Testing can only be carried out once a product, or part thereof, has been built.  At that point, if a serious quality related problem surfaces, it is too late for management to do anything about it.  Testing is a backward looking activity.  It is also a costly activity.  If enough testing and fixing is to be done to significantly improve the reliability of the product, the cost of the development project will be increased substantially as will the duration.  It is very easy to show, that for any non-trivial software system, the cost of significantly improving reliability by testing is simply not economically feasible.  Testing is exactly the opposite of quality assurance.  It destroys value.

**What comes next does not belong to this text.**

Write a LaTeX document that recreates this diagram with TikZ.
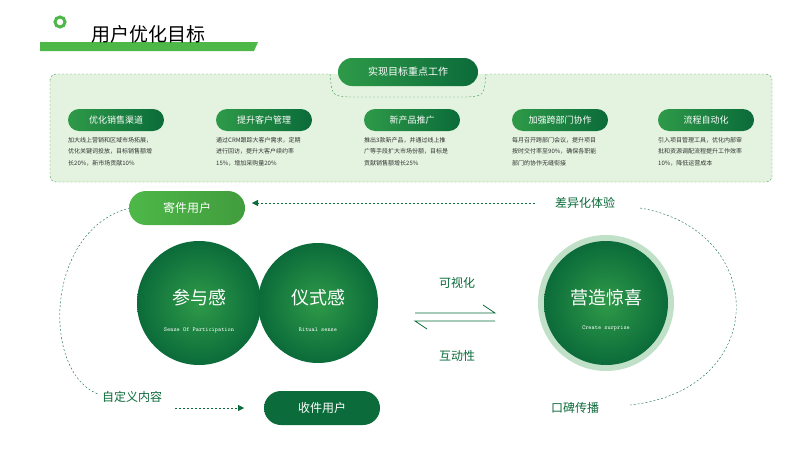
\documentclass[tikz,border=0pt]{standalone}
\usepackage{fontspec}
\setmainfont{Noto Sans CJK SC}
\usetikzlibrary{arrows.meta,shadings}
\definecolor{dg}{HTML}{0B6B3A}
\definecolor{mg}{HTML}{2E9A48}
\definecolor{lg}{HTML}{4DB848}
\definecolor{bx}{HTML}{E3F3DF}
\definecolor{bd}{HTML}{3E9A50}
\tikzset{
 pill/.style={rounded corners=11pt,minimum width=96pt,minimum height=22pt,left color=mg,right color=dg,text=white,font=\fontsize{9}{9}\selectfont},
 desc/.style={anchor=north west,align=left,font=\fontsize{6}{11.5}\selectfont,text=black!80,inner sep=0pt},
 lab/.style={text=dg,font=\fontsize{12}{12}\selectfont},
 dl/.style={dashed,dash pattern=on 2pt off 2pt,dg,thin}
}
\begin{document}
\begin{tikzpicture}[x=1pt,y=-1pt]
\useasboundingbox (0,0) rectangle (800,450);
\fill[white] (0,0) rectangle (800,450);
\draw[lg,line width=3pt] (60,22) circle (5);
\fill[lg] (40,42) -- (258,42) -- (254,51) -- (40,51) -- cycle;
\node[anchor=west,font=\fontsize{19}{19}\selectfont] (title) at (88,34) {用户优化目标};
\draw[bd,fill=bx,dashed,dash pattern=on 2pt off 2pt,rounded corners=6pt] (50,74) rectangle (772,182);
\fill[white] (328,60) rectangle (488,74);
\draw[bd,fill=bx,dashed,dash pattern=on 2pt off 2pt] (330,74) arc (180:90:0) -- (330,74) .. controls (332,96) .. (350,97) -- (466,97) .. controls (484,96) .. (486,74);
\fill[bx] (331,73.5) rectangle (485,80);
\node[pill,minimum width=140pt,minimum height=28pt,rounded corners=14pt,font=\fontsize{10}{10}\selectfont] (tab) at (408,72) {实现目标重点工作};
\foreach \x/\t/\d [count=\i] in {
 116/优化销售渠道/{加大线上营销和区域市场拓展，\\优化关键词投放，目标销售额增\\长20\%，新市场贡献10\%},
 264/提升客户管理/{通过CRM跟踪大客户需求，定期\\进行回访，提升大客户续约率\\15\%，增加采购量20\%},
 412/新产品推广/{推出3款新产品，并通过线上推\\广等手段扩大市场份额，目标是\\贡献销售额增长25\%},
 560/加强跨部门协作/{每月召开跨部门会议，提升项目\\按时交付率至90\%，确保各职能\\部门的协作无缝衔接},
 706/流程自动化/{引入项目管理工具，优化内部审\\批和资源调配流程提升工作效率\\10\%，降低运营成本}}{
 \node[pill] (p\i) at (\x,120) {\t};
 \node[desc] (d\i) at (\x-48,137) {\d};
}
% loop
\draw[dl] (130,208) .. controls (40,230) and (40,390) .. (110,397);
\draw[dl] (640,208) .. controls (770,230) and (770,390) .. (630,405);
\draw[dl,-{Triangle[length=6pt,width=6pt]}] (535,203) -- (252,203);
\draw[dl,-{Triangle[length=6pt,width=6pt]}] (175,408) -- (244,408);
\node[pill,left color=lg,right color=lg!85!black,minimum width=116pt,minimum height=34pt,rounded corners=17pt,font=\fontsize{12}{12}\selectfont] (send) at (187,208) {寄件用户};
\node[pill,left color=dg,right color=dg,minimum width=116pt,minimum height=34pt,rounded corners=17pt,font=\fontsize{12}{12}\selectfont] (recv) at (322,408) {收件用户};
\node[lab,fill=white] (diff) at (585,203) {差异化体验};
\node[lab,fill=white] (cust) at (132,397) {自定义内容};
\node[lab,fill=white] (word) at (575,408) {口碑传播};
% circles
\shade[inner color=mg,outer color=dg] (199,303) circle (62);
\shade[inner color=mg,outer color=dg] (318,303) circle (60);
\fill[mg!30] (606,303) circle (68);
\shade[inner color=mg,outer color=dg] (606,303) circle (62);
\node[text=white,font=\fontsize{18}{18}\selectfont] (c1) at (199,298) {参与感};
\node[text=white,font=\ttfamily\fontsize{6}{6}\selectfont] (c1s) at (199,330) {Sense Of Participation};
\node[text=white,font=\fontsize{18}{18}\selectfont] (c2) at (318,298) {仪式感};
\node[text=white,font=\ttfamily\fontsize{6}{6}\selectfont] (c2s) at (318,330) {Ritual sense};
\node[text=white,font=\fontsize{18}{18}\selectfont] (c3) at (606,298) {营造惊喜};
\node[text=white,font=\ttfamily\fontsize{6}{6}\selectfont] (c3s) at (606,328) {Create surprise};
\coordinate (a1) at (415,313); \coordinate (a2) at (495,313);
\coordinate (b1) at (495,321); \coordinate (b2) at (415,321);
\draw[dg,thick] (a1) -- (a2) -- ++(-12,-8);
\draw[dg,thick] (b1) -- (b2) -- ++(12,8);
\node[lab] (vis) at (457,283) {可视化};
\node[lab] (int) at (457,356) {互动性};
\end{tikzpicture}
\end{document}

The only real use of so called "QA Testing" in software development is to verify that what the QA people said during the development was true.  This is done by determining how easy it is to detect defects by testing.  It normally doesn't take very long  or very much testing to establish a defect discovery rate.  The lower the discovery rate, the better the product.
If this question is asked at a job interview, it is a strong indication that the interviewer does not understand the issues involved.  If you accept a job with such an organization, you can be reasonably sure that they will deliver buggy products and that sooner or later they will have economic problems related to selling or maintaining their products.  You can expect to be looking for another position in the future.